Pole Avoidance: This sequence illustrates similar improvements with a tall, thin pole obstacle. The baseline model struggles to detect the narrow pole and collides with it, while the Cosmos-augmented model successfully perceives the obstacle and executes a smooth avoidance maneuver, showcasing improved detection of low-contrast and geometrically challenging objects.

We collected the following key metrics for all these real-world tests:
- Mission success rate - percentage of trials where robot reached the goal.
- Weighted trip time, which measures navigation efficiency by dividing trip time by success rate.
- Average absolute angular acceleration (Average AAA) as an indicator of motion smoothness.

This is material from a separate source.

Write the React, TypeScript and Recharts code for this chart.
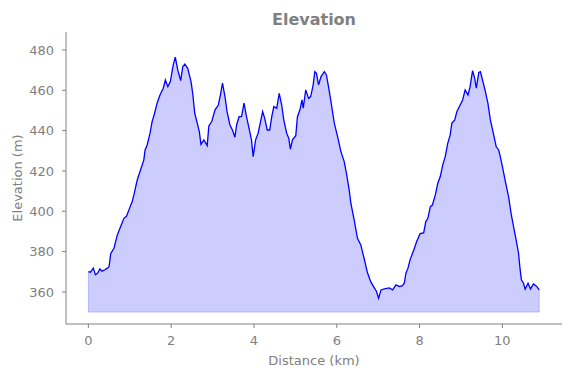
import React from 'react';
import {
  ComposedChart, Area, Line, XAxis, YAxis, ReferenceLine, Label
} from 'recharts';

// distance along the route (km) and elevation (m)
const distanceKm = [
  0.0, 0.05, 0.12, 0.17, 0.22, 0.28, 0.33, 0.4, 0.46, 0.5,
  0.54, 0.62, 0.7, 0.78, 0.86, 0.92, 0.98, 1.06, 1.1, 1.18,
  1.26, 1.34, 1.37, 1.42, 1.49, 1.54, 1.6, 1.66, 1.73, 1.81,
  1.86, 1.92, 1.98, 2.05, 2.1, 2.16, 2.23, 2.28, 2.33, 2.4,
  2.48, 2.52, 2.57, 2.63, 2.68, 2.72, 2.79, 2.87, 2.91, 2.98,
  3.06, 3.14, 3.19, 3.24, 3.3, 3.35, 3.42, 3.48, 3.54, 3.58,
  3.64, 3.7, 3.76, 3.82, 3.88, 3.94, 3.98, 4.04, 4.1, 4.16,
  4.21, 4.26, 4.32, 4.38, 4.43, 4.48, 4.55, 4.61, 4.67, 4.72,
  4.79, 4.84, 4.88, 4.93, 5.01, 5.05, 5.11, 5.16, 5.19, 5.25,
  5.32, 5.37, 5.43, 5.47, 5.51, 5.56, 5.62, 5.7, 5.75, 5.8,
  5.86, 5.94, 6.02, 6.1, 6.18, 6.24, 6.3, 6.34, 6.42, 6.5,
  6.58, 6.66, 6.74, 6.82, 6.9, 6.96, 7.01, 7.07, 7.15, 7.27,
  7.35, 7.43, 7.51, 7.58, 7.63, 7.67, 7.72, 7.77, 7.86, 7.93,
  8.01, 8.1, 8.15, 8.2, 8.26, 8.31, 8.38, 8.44, 8.5, 8.56,
  8.62, 8.68, 8.74, 8.78, 8.85, 8.9, 8.98, 9.04, 9.1, 9.17,
  9.22, 9.28, 9.33, 9.37, 9.43, 9.47, 9.52, 9.58, 9.65, 9.71,
  9.79, 9.85, 9.91, 9.95, 10.01, 10.08, 10.15, 10.21, 10.27, 10.34,
  10.39, 10.43, 10.46, 10.51, 10.55, 10.62, 10.68, 10.75, 10.83, 10.89
];

const elevationM = [
  370.1, 369.8, 371.8, 368.5, 369.2, 371.4, 370.3, 371.0, 371.8, 372.5,
  379.0, 381.8, 388.3, 392.4, 396.5, 397.5, 400.7, 404.8, 408.1, 415.5,
  420.5, 425.5, 430.4, 432.9, 438.7, 444.5, 448.6, 453.6, 457.7, 461.0,
  465.1, 461.8, 464.3, 472.6, 476.4, 470.0, 464.8, 471.7, 473.0, 470.9,
  464.3, 458.5, 448.6, 443.7, 439.5, 433.2, 435.4, 432.6, 442.3, 444.5,
  450.3, 452.7, 457.7, 463.5, 456.9, 449.4, 442.8, 440.3, 436.7, 442.8,
  446.9, 446.9, 453.6, 446.9, 441.2, 435.4, 427.1, 435.4, 438.7, 444.5,
  449.4, 446.1, 440.3, 440.3, 446.9, 451.9, 451.1, 458.5, 452.7, 445.3,
  438.7, 436.2, 430.8, 435.4, 437.5, 446.9, 450.3, 455.2, 451.1, 460.2,
  456.0, 456.9, 462.7, 469.2, 468.4, 462.7, 466.8, 469.2, 467.6, 461.8,
  454.4, 443.7, 437.0, 429.6, 424.6, 418.0, 410.6, 404.0, 395.7, 386.6,
  383.3, 376.7, 369.6, 365.1, 362.3, 360.2, 356.9, 361.0, 361.5, 362.0,
  361.0, 363.5, 362.7, 363.0, 364.3, 369.3, 371.8, 375.9, 380.8, 385.0,
  388.8, 389.4, 394.9, 396.5, 402.3, 403.1, 408.1, 413.9, 417.2, 423.0,
  427.1, 433.7, 437.9, 443.7, 445.3, 449.4, 452.7, 455.2, 460.2, 457.7,
  461.8, 469.7, 466.0, 461.0, 468.8, 469.2, 465.1, 460.2, 453.6, 445.3,
  437.9, 432.1, 430.4, 427.1, 421.3, 413.9, 407.3, 399.0, 392.4, 385.0,
  379.2, 370.9, 366.0, 364.3, 361.4, 364.3, 361.4, 364.0, 362.7, 361.0
];

const xTicks = [0, 2, 4, 6, 8, 10];
const yTicks = [360, 380, 400, 420, 440, 460, 480];
const baseElevation = 350;

const data = distanceKm.map((d, i) => ({ dist: d, elev: elevationM[i] }));

const GREY = '#808080';
const FONT = 'DejaVu Sans, sans-serif';

const Title = () => (
  <text x={314} y={25} textAnchor="middle" fill={GREY}
    style={{ fontFamily: FONT, fontSize: 16, fontWeight: 'bold' }}>
    Elevation
  </text>
);

export default function App() {
  const first = data[0];
  const last = data[data.length - 1];
  return (
    <div style={{ position: 'absolute', left: 0, top: 0, width: 571, height: 378, background: '#fff' }}>
      <ComposedChart width={571} height={378} data={data}
        margin={{ top: 32, right: 9, bottom: 0, left: 0 }}>
        <Title />
        <XAxis dataKey="dist" type="number" domain={[-0.54, 11.44]} ticks={xTicks}
          allowDataOverflow height={54} stroke={GREY} tickSize={4} tickMargin={8}
          tick={{ fill: GREY, fontSize: 13, fontFamily: FONT }}>
          <Label content={({ viewBox }: any) => (
            <text x={viewBox.x + viewBox.width / 2} y={viewBox.y + 41} textAnchor="middle"
              fill={GREY} style={{ fontFamily: FONT, fontSize: 13 }}>Distance (km)</text>
          )} />
        </XAxis>
        <YAxis type="number" domain={[344.1, 488.9]} ticks={yTicks} allowDataOverflow
          width={66} stroke={GREY} tickSize={4} tickMargin={8}
          tick={{ fill: GREY, fontSize: 13, fontFamily: FONT }}>
          <Label content={({ viewBox }: any) => {
            const cx = viewBox.x + 17;
            const cy = viewBox.y + viewBox.height / 2;
            return (
              <text x={cx} y={cy} textAnchor="middle" dominantBaseline="central"
                transform={`rotate(-90 ${cx} ${cy})`} fill={GREY}
                style={{ fontFamily: FONT, fontSize: 13 }}>Elevation (m)</text>
            );
          }} />
        </YAxis>
        <Area dataKey="elev" type="linear" baseValue={baseElevation}
          fill="#0000ff" fillOpacity={0.2} stroke="none" isAnimationActive={false} />
        <ReferenceLine segment={[{ x: first.dist, y: baseElevation }, { x: last.dist, y: baseElevation }]}
          stroke="#0000ff" strokeOpacity={0.2} />
        <ReferenceLine segment={[{ x: first.dist, y: baseElevation }, { x: first.dist, y: first.elev }]}
          stroke="#0000ff" strokeOpacity={0.2} />
        <ReferenceLine segment={[{ x: last.dist, y: baseElevation }, { x: last.dist, y: last.elev }]}
          stroke="#0000ff" strokeOpacity={0.2} />
        <Line dataKey="elev" type="linear" stroke="#0000ff" strokeWidth={1.3}
          dot={false} activeDot={false} isAnimationActive={false} />
      </ComposedChart>
    </div>
  );
}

Real-World Navigation Results
| Dataset Configuration | Success Rate (%) | Weighted Trip Time (s) | Average AAA (rad/s²) |
|---|---|---|---|
| X-Mobility (Baseline) | 54 | 58.1 | 0.453 |
| X-Mobility + Cosmos | 91 | 25.5 | 0.606 |
| Improvement | +68.5% | -56.1% | +33.8% |
Conclusion
This demonstration shows that Cosmos Transfer significantly enhances Sim2Real navigation performance. The hybrid training approach (combining original and Cosmos-augmented data in equal proportions) achieved:
- +68.5% improvement in mission success rate (54% → 91%)
- 56% reduction in trip time (58.1s → 25.5s)
- Enhanced robustness for transparent, low-contrast, and poorly-lit obstacles
These results highlight Cosmos Transfer as a powerful tool for improving the robustness and real-world adaptability of robotics navigation systems through photorealistic data augmentation.